Бесславный конец для Маршана — уехать «по-английски»! Поединок не состоялся за отсутствием поединщика — можно себе представить разочарование Иоганна Себастьяна. Хотя органный концерт, который он дал по этому случаю, имел полнейший успех, он мог лишь пожалеть об упущенной возможности сразиться с музыкантом, которым восхищался. Вот почему вторую часть рассказа Марпурга можно поставить под сомнение[20].
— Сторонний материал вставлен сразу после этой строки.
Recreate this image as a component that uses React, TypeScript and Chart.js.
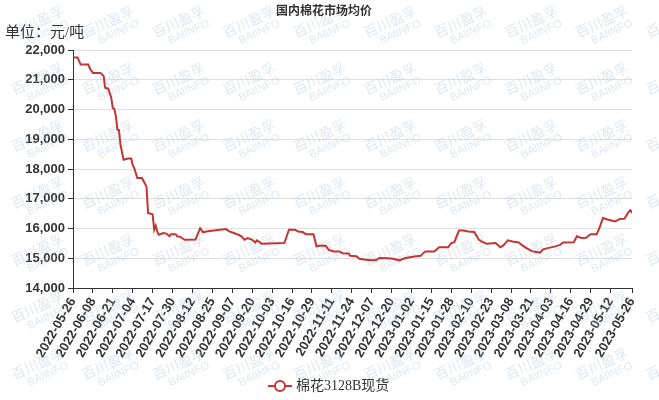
import React, { useEffect, useRef } from 'react';
import { Chart, registerables } from 'chart.js';

Chart.register(...registerables);

const TITLE = '国内棉花市场均价';
const UNIT_LABEL = '单位：元/吨';
const SERIES_NAME = '棉花3128B现货';
const START_DATE = '2022-05-26';

const X_TICK_LABELS = [
  '2022-05-26', '2022-06-08', '2022-06-21', '2022-07-04', '2022-07-17', '2022-07-30',
  '2022-08-12', '2022-08-25', '2022-09-07', '2022-09-20', '2022-10-03', '2022-10-16',
  '2022-10-29', '2022-11-11', '2022-11-24', '2022-12-07', '2022-12-20', '2023-01-02',
  '2023-01-15', '2023-01-28', '2023-02-10', '2023-02-23', '2023-03-08', '2023-03-21',
  '2023-04-03', '2023-04-16', '2023-04-29', '2023-05-12', '2023-05-26',
];

const Y_MIN = 14000;
const Y_MAX = 22000;
const Y_STEP = 1000;

// days after START_DATE
const PRICE_DAYS = [
  0, 3, 5, 10, 11, 13, 18, 20, 21, 23, 25, 26, 27, 28, 29, 30, 31, 33, 36, 38,
  39, 40, 42, 45, 48, 49, 52, 53, 54, 55, 56, 59, 61, 63, 64, 67, 68, 70, 71, 73,
  80, 83, 85, 87, 92, 100, 102, 105, 108, 110, 112, 114, 117, 119, 120, 122, 123, 138, 141, 145,
  147, 150, 152, 157, 159, 161, 165, 167, 170, 174, 176, 180, 181, 185, 187, 191, 195, 198, 200, 206,
  209, 213, 217, 223, 227, 230, 236, 239, 245, 247, 249, 252, 255, 258, 262, 265, 267, 270, 276, 279,
  281, 284, 287, 291, 293, 296, 300, 305, 307, 310, 315, 318, 320, 327, 329, 332, 335, 338, 342, 344,
  346, 349, 354, 357, 360, 363, 364, 365,
];

// 元/吨
const PRICES = [
  21750, 21750, 21510, 21510, 21380, 21230, 21230, 21120, 20730, 20700, 20390, 20050, 20020, 19770, 19320, 19300, 18820, 18310, 18350, 18350,
  18140, 18030, 17700, 17700, 17410, 16520, 16480, 15960, 16100, 15900, 15790, 15850, 15830, 15740, 15810, 15810, 15740, 15720, 15680, 15620,
  15630, 16010, 15870, 15900, 15930, 15980, 15900, 15850, 15790, 15740, 15620, 15680, 15620, 15530, 15600, 15540, 15490, 15510, 15960, 15960,
  15900, 15880, 15810, 15810, 15400, 15420, 15420, 15280, 15230, 15230, 15170, 15160, 15080, 15070, 14980, 14950, 14930, 14940, 15010, 15000,
  14980, 14930, 15010, 15060, 15080, 15230, 15230, 15370, 15370, 15510, 15540, 15930, 15930, 15900, 15880, 15620, 15560, 15490, 15510, 15370,
  15430, 15600, 15560, 15530, 15450, 15340, 15230, 15190, 15300, 15340, 15400, 15450, 15530, 15540, 15740, 15680, 15690, 15810, 15810, 16050,
  16350, 16300, 16240, 16320, 16330, 16570, 16610, 16520,
];

const LINE_COLOR = '#c23531';
const TEXT_COLOR = '#333';
const SANS = "'Liberation Sans', Arial, sans-serif";
const SERIF_CJK = "'Liberation Serif', 'Noto Sans CJK SC', serif";

const dayOf = (label: string) =>
  Math.round((Date.parse(label) - Date.parse(START_DATE)) / 86400000);

const decorPlugin = {
  id: 'decor',
  beforeDatasetsDraw(chart: any) {
    const ctx = chart.ctx as CanvasRenderingContext2D;
    ctx.save();
    ctx.fillStyle = 'rgba(170, 190, 212, 0.38)';
    ctx.textAlign = 'center';
    ctx.textBaseline = 'middle';
    for (let j = 0; j < 7; j++) {
      for (let k = 0; k < 10; k++) {
        const cx = 40 + 70.5 * k;
        const cy = 27 + 57 * j;
        ctx.save();
        ctx.translate(cx, cy);
        ctx.rotate(-25 * Math.PI / 180);
        ctx.font = "14px 'Noto Sans CJK SC', sans-serif";
        ctx.fillText('百川盈孚', 0, -6);
        ctx.font = `11px ${SANS}`;
        ctx.fillText('BAIINFO', 5, 8);
        ctx.restore();
      }
    }
    ctx.restore();
  },
  afterDraw(chart: any) {
    const ctx = chart.ctx as CanvasRenderingContext2D;
    ctx.save();
    // title
    ctx.fillStyle = TEXT_COLOR;
    ctx.textAlign = 'center';
    ctx.textBaseline = 'middle';
    ctx.font = "bold 12px 'Noto Sans CJK SC', sans-serif";
    ctx.fillText(TITLE, 324, 10);
    // unit
    ctx.textAlign = 'left';
    ctx.font = `15px ${SERIF_CJK}`;
    ctx.fillText(UNIT_LABEL, 5, 33);
    // legend
    const ds = chart.data.datasets[0];
    const ly = 386;
    ctx.strokeStyle = LINE_COLOR;
    ctx.lineWidth = 2;
    ctx.beginPath();
    ctx.moveTo(268, ly);
    ctx.lineTo(292, ly);
    ctx.stroke();
    ctx.beginPath();
    ctx.arc(280, ly, 5, 0, Math.PI * 2);
    ctx.fillStyle = '#fff';
    ctx.fill();
    ctx.stroke();
    ctx.fillStyle = TEXT_COLOR;
    ctx.font = `14px ${SERIF_CJK}`;
    ctx.fillText(ds.label, 296, ly);
    ctx.restore();
  },
};

export default function App() {
  const canvasRef = useRef<HTMLCanvasElement | null>(null);

  useEffect(() => {
    document.body.style.margin = '0';
    const canvas = canvasRef.current;
    if (!canvas) return;
    const points = PRICE_DAYS.map((d, i) => ({ x: d, y: PRICES[i] }));
    const chart = new Chart(canvas, {
      type: 'line',
      data: {
        datasets: [
          {
            label: SERIES_NAME,
            data: points,
            borderColor: LINE_COLOR,
            backgroundColor: LINE_COLOR,
            borderWidth: 2,
            pointRadius: 0,
            tension: 0,
            fill: false,
          },
        ],
      },
      options: {
        animation: false,
        responsive: false,
        devicePixelRatio: 1,
        layout: { padding: { left: 0, right: 27, top: 50, bottom: 26 } },
        plugins: {
          legend: { display: false },
          title: { display: false },
          tooltip: { enabled: false },
        },
        scales: {
          x: {
            type: 'linear',
            min: dayOf(X_TICK_LABELS[0]),
            max: dayOf(X_TICK_LABELS[X_TICK_LABELS.length - 1]),
            afterBuildTicks: (scale: any) => {
              scale.ticks = X_TICK_LABELS.map((l) => ({ value: dayOf(l) }));
            },
            afterFit: (scale: any) => {
              scale.height = 86;
            },
            ticks: {
              autoSkip: false,
              minRotation: 60,
              maxRotation: 60,
              padding: 2,
              color: TEXT_COLOR,
              font: { family: SANS, size: 13, weight: 'bold' },
              callback: (value: any) => X_TICK_LABELS.find((l) => dayOf(l) === value) ?? '',
            },
            grid: {
              drawOnChartArea: false,
              drawTicks: true,
              tickLength: 5,
              tickColor: TEXT_COLOR,
            },
            border: { color: TEXT_COLOR, width: 1 },
          },
          y: {
            min: Y_MIN,
            max: Y_MAX,
            afterFit: (scale: any) => {
              scale.width = 73;
            },
            ticks: {
              stepSize: Y_STEP,
              padding: 3,
              color: TEXT_COLOR,
              font: { family: SANS, size: 13, weight: 'bold' },
            },
            grid: {
              color: '#e0e0e0',
              tickLength: 5,
              tickColor: TEXT_COLOR,
            },
            border: { color: TEXT_COLOR, width: 1 },
          },
        },
      },
      plugins: [decorPlugin],
    } as any);
    return () => chart.destroy();
  }, []);

  return (
    <div style={{ width: 659, height: 400, overflow: 'hidden' }}>
      <canvas ref={canvasRef} width={659} height={400} style={{ display: 'block' }} />
    </div>
  );
}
Некоторые сомневались даже в самой этой встрече. Третьи впоследствии придавали ей почти националистическое толкование — в то время, когда Германия стремилась к политическому единству и утверждала собственный дух. Смелости и огромному таланту немца Баха противостоят трусость и посредственный талант француза Маршана. Это всё казуистика. К несчастью, хотя этот стереотип и далёк от реальности, просуществует он долго… Сегодня биограф жалеет о том, что встреча не была доведена до конца. Возможно, Маршан испытал бы большее вдохновение, сидя за органом в Дрездене. И как не пожалеть о том, что не состоялось никакого другого состязания — с Генделем или с Вивальди? Такие поединки навсегда останутся в области воображения, как и переписка Баха с Франсуа Купереном, от которой не осталось и следа: долгое время говорили, что этими письмами родственники французского композитора накрывали банки с вареньем.
По возвращении в Веймар надо было решиться попросить герцога об отставке. Ничего удивительного, что тот притворился глухим. Разозлился ли Бах? Продолжил ли свою музыкальную забастовку? Выразил ли в очередной раз, что отдаёт предпочтение Эрнсту Августу? Как бы то ни было, герцогу всё это надоело. Понимая, что больше не сможет вертеть как захочет своим концертмейстером, он всё же хотел напомнить ему, кто здесь хозяин, и показать, что его дерзкое поведение заслуживает наказания. 6 ноября того же года Иоганн Себастьян был арестован и провёл в неволе четыре недели!
Биографы ни слова не говорят об условиях этого заключения. Сидел ли Бах в веймарской тюрьме или попросту на гауптвахте при замке? Можно себе представить, как он мечется в четырёх стенах, словно лев в клетке, лишённый органа и своего дорогого клавесина, а также родных, которые, конечно же, беспокоились. Были у него хотя бы бумага и перо, чтобы сочинять и на время позабыть о положении, в которое его вверг герцогский гнев? Возможно. Выдвигаются даже предположения, что в своей одиночной камере Иоганн Себастьян начал сочинять «Orgelbűchlein» — «Органную книжечку», что выглядит маловероятным. Во время этого вынужденного одиночества у него было достаточно времени, чтобы поразмыслить над ценой неповиновения и свободы. Мнить себя кем-то иным, кроме верного слуги, дорого обходится.
Наконец по прошествии месяца герцог велел его освободить. При дворе Кётена наверняка уже нетерпеливо ждали музыканта, о котором столько говорят и который посмел бросить вызов грозному Вильгельму Эрнсту.
ПОД СЕНЬЮ БАШЕН
КЁТЕН
1717–1723
Май 1718 года. Иоганн Себастьян уже полгода как поселился при кётенском дворе. Он дышит полной грудью и наслаждается новым положением. Весной он ездил со своим господином в Карлсбад, на воды. Город, отстоящий на 200 километров от столицы княжества (нынешние Карловы Вары в Чешской Республике), тогда был бурно развивающимся курортом. В самом деле, всю Европу обуяла мода на естественные источники: в английском Бате, бельгийском Спа или французском Бурбонне можно было одновременно подлечиться и отдохнуть. Как другие князья и правители и как Телеман, принимавший ванны в Бад-Пирмонте в Нижней Саксонии, князь Кётена не отказывался от такого удовольствии. Курорты были также местом развлечений, музыканты услаждали отдыхающих своим искусством между приёмами ванн и оздоровительными прогулками, поэтому в придворном багаже путешествовал тяжёлый клавесин. Беседы и игра были другим способом блеснуть и развлечься, по такому случаю дамы надевали самые красивые наряды и самые дорогие украшения.